Kraft ruling forces top banker to abandon job at Takeover Panel

Peter Kiernan, the investment banker at Lazard, has been forced to withdraw his candidacy for the role of director general at the Takeover Panel after the watchdog criticised his client Kraft over broken promises during its £11.7bn takeover of Cadbury.

The banker had been due to take up his two-year secondment at the Takeover Panel on 1 March, but this was delayed pending the panel investigation into the U-turn made by Kraft concerning the closure of Cadbury's Somerdale factory, near Bristol.

During the takeover process Kraft vowed to keep the factory open, despite the fact that Cadbury had already set in motion the process to close the Somerdale facility, at Keynsham, and shift production to Poland with the loss of about 400 jobs.

However, just weeks after sealing the deal for the Dairy Milk maker in January, Kraft said it would close the site, which provoked a furious response from the Unite union.

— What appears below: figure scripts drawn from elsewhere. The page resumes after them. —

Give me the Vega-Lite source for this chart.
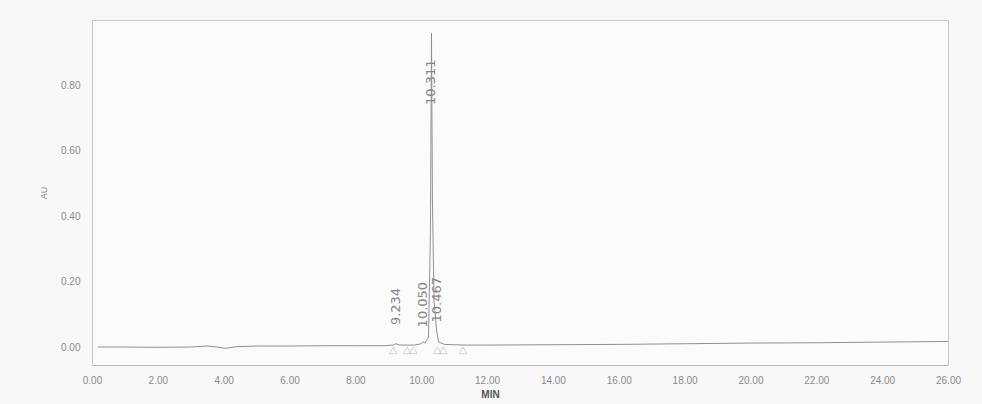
{
  "$schema": "https://vega.github.io/schema/vega-lite/v6.json",
  "autosize": {"type": "none"},
  "width": 856,
  "height": 345,
  "padding": {"left": 92, "top": 20, "right": 34, "bottom": 39},
  "background": "#f8f8f9",
  "config": {
    "view": {"stroke": "#c8c8c8", "strokeWidth": 1, "fill": "#fbfbfc"},
    "font": "Liberation Sans"
  },
  "datasets": {
    "trace": [
      {"min": 0.18, "au": 0.0},
      {"min": 1.0, "au": 0.0},
      {"min": 2.0, "au": -0.001},
      {"min": 3.0, "au": 0.0},
      {"min": 3.5, "au": 0.003},
      {"min": 3.8, "au": 0.0},
      {"min": 4.05, "au": -0.004},
      {"min": 4.4, "au": 0.001},
      {"min": 5.0, "au": 0.003},
      {"min": 6.0, "au": 0.003},
      {"min": 7.0, "au": 0.004},
      {"min": 8.0, "au": 0.004},
      {"min": 8.9, "au": 0.004},
      {"min": 9.15, "au": 0.006},
      {"min": 9.234, "au": 0.01},
      {"min": 9.35, "au": 0.006},
      {"min": 9.8, "au": 0.006},
      {"min": 10.0, "au": 0.01},
      {"min": 10.05, "au": 0.016},
      {"min": 10.12, "au": 0.012},
      {"min": 10.22, "au": 0.03},
      {"min": 10.28, "au": 0.35},
      {"min": 10.311, "au": 0.96},
      {"min": 10.34, "au": 0.45},
      {"min": 10.39, "au": 0.14},
      {"min": 10.467, "au": 0.05},
      {"min": 10.53, "au": 0.015},
      {"min": 10.7, "au": 0.008},
      {"min": 11.3, "au": 0.006},
      {"min": 12.0, "au": 0.006},
      {"min": 14.0, "au": 0.007},
      {"min": 16.0, "au": 0.008},
      {"min": 18.0, "au": 0.01},
      {"min": 20.0, "au": 0.012},
      {"min": 22.0, "au": 0.013},
      {"min": 24.0, "au": 0.015},
      {"min": 26.0, "au": 0.017}
    ],
    "peaks": [
      {"min": 9.234, "au": 0.067, "label": "9.234"},
      {"min": 10.05, "au": 0.06, "label": "10.050"},
      {"min": 10.311, "au": 0.74, "label": "10.311"},
      {"min": 10.467, "au": 0.075, "label": "10.467"}
    ],
    "marks": [
      {"min": 9.15, "au": -0.01},
      {"min": 9.57, "au": -0.01},
      {"min": 9.76, "au": -0.01},
      {"min": 10.49, "au": -0.01},
      {"min": 10.67, "au": -0.01},
      {"min": 11.27, "au": -0.01}
    ]
  },
  "layer": [
    {
      "data": {"name": "trace"},
      "mark": {"type": "line", "color": "#909090", "strokeWidth": 1, "clip": true},
      "encoding": {
        "x": {
          "field": "min", "type": "quantitative",
          "scale": {"domain": [0, 26], "nice": false, "zero": false},
          "axis": {
            "values": [0, 2, 4, 6, 8, 10, 12, 14, 16, 18, 20, 22, 24, 26],
            "format": ".2f", "grid": false, "ticks": false,
            "domainColor": "#b8b8b8", "labelColor": "#8a8a8a", "labelFontSize": 10,
            "labelPadding": 10, "labelFlush": false,
            "title": "MIN", "titleColor": "#555555", "titleFontSize": 10, "titleFontWeight": "bold",
            "titlePadding": 4, "titleX": 398
          }
        },
        "y": {
          "field": "au", "type": "quantitative",
          "scale": {"domain": [-0.055, 1.0], "nice": false, "zero": false},
          "axis": {
            "values": [0, 0.2, 0.4, 0.6, 0.8],
            "format": ".2f", "grid": false, "ticks": false,
            "domainColor": "#c8c8c8", "labelColor": "#8a8a8a", "labelFontSize": 10,
            "labelPadding": 12,
            "title": "AU", "titleColor": "#8a8a8a", "titleFontSize": 9, "titleFontWeight": "normal",
            "titlePadding": 12
          }
        }
      }
    },
    {
      "data": {"name": "peaks"},
      "mark": {"type": "text", "angle": 270, "align": "left", "baseline": "middle", "font": "DejaVu Sans", "fontSize": 13, "color": "#858585"},
      "encoding": {
        "x": {"field": "min", "type": "quantitative"},
        "y": {"field": "au", "type": "quantitative"},
        "text": {"field": "label"}
      }
    },
    {
      "data": {"name": "marks"},
      "mark": {"type": "point", "shape": "triangle-up", "filled": false, "size": 60, "color": "#c4c4c4", "strokeWidth": 1},
      "encoding": {
        "x": {"field": "min", "type": "quantitative"},
        "y": {"field": "au", "type": "quantitative"}
      }
    }
  ]
}
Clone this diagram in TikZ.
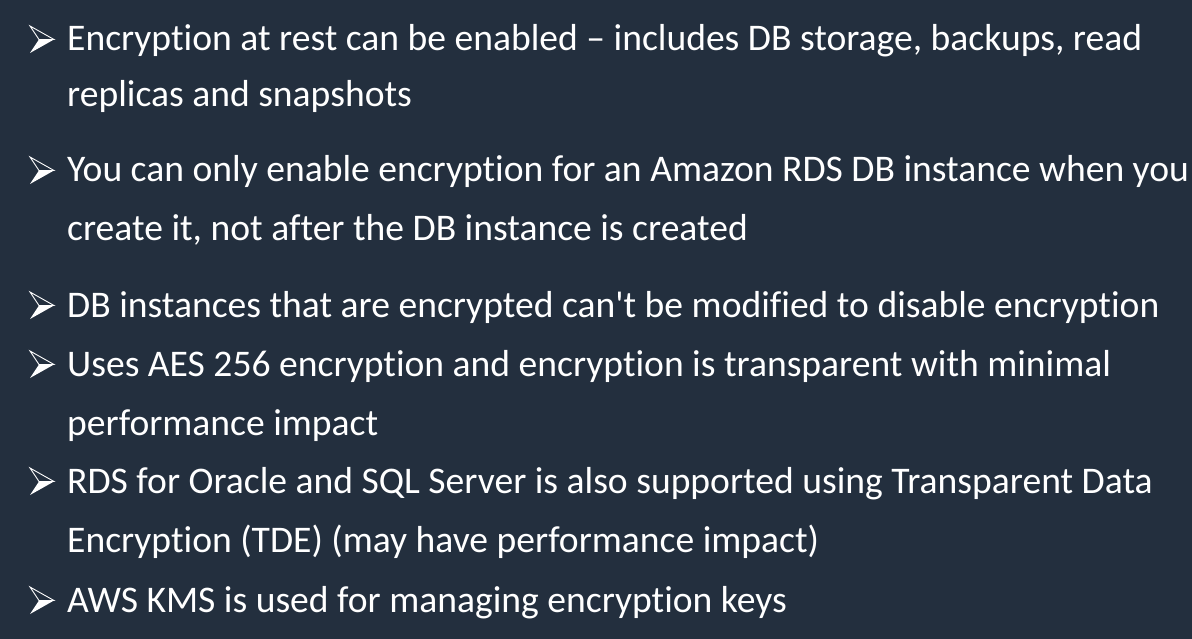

Mr Kiernan will now remain at Lazard as a managing director in its UK mergers and acquisitions team.

The Takeover Panel said that he had withdrawn his candidacy following the resolution of its investigation into statements made about Cadbury's Somerdale facility during the offer by Kraft. Philip Remnant, the panel's current director general, has agreed to continue as director general until a replacement is found.

The panel's criticism of Kraft is understood to be the first time it has publicly censured a company since 2007. It concluded that the statements made by Kraft regarding the Somerdale facility were not prepared to the standards of its rule, which requires the highest standards of care and accuracy and that the information must be adequately and fairly presented.

However, the panel said it "accepts that Kraft held an honest and genuine belief that it could keep Somerdale operational".

Yesterday, Kraft said: "We regret that, once we had full information, it was not feasible to keep Somerdale open, as we'd originally believed possible. Even though we never made a promise or a commitment to keep the facility open, we recognise that our 'statement of belief' created uncertainty among Somerdale employees."

Kraft said it would not appeal against the panel's decision. The US giant said: "We believe it's best for everyone to put this matter behind us so we can focus our energy on doing what's most important now: Growing our combined business in the UK and working with others to redevelop the Somerdale site in a way that helps Keynsham continue to thrive."

When questioned by MPs over the closure of Somerdale in March, Jack Dromey, Unite's deputy general secretary, said that Kraft had been "utterly cynical to pretend it could reprieve the plant".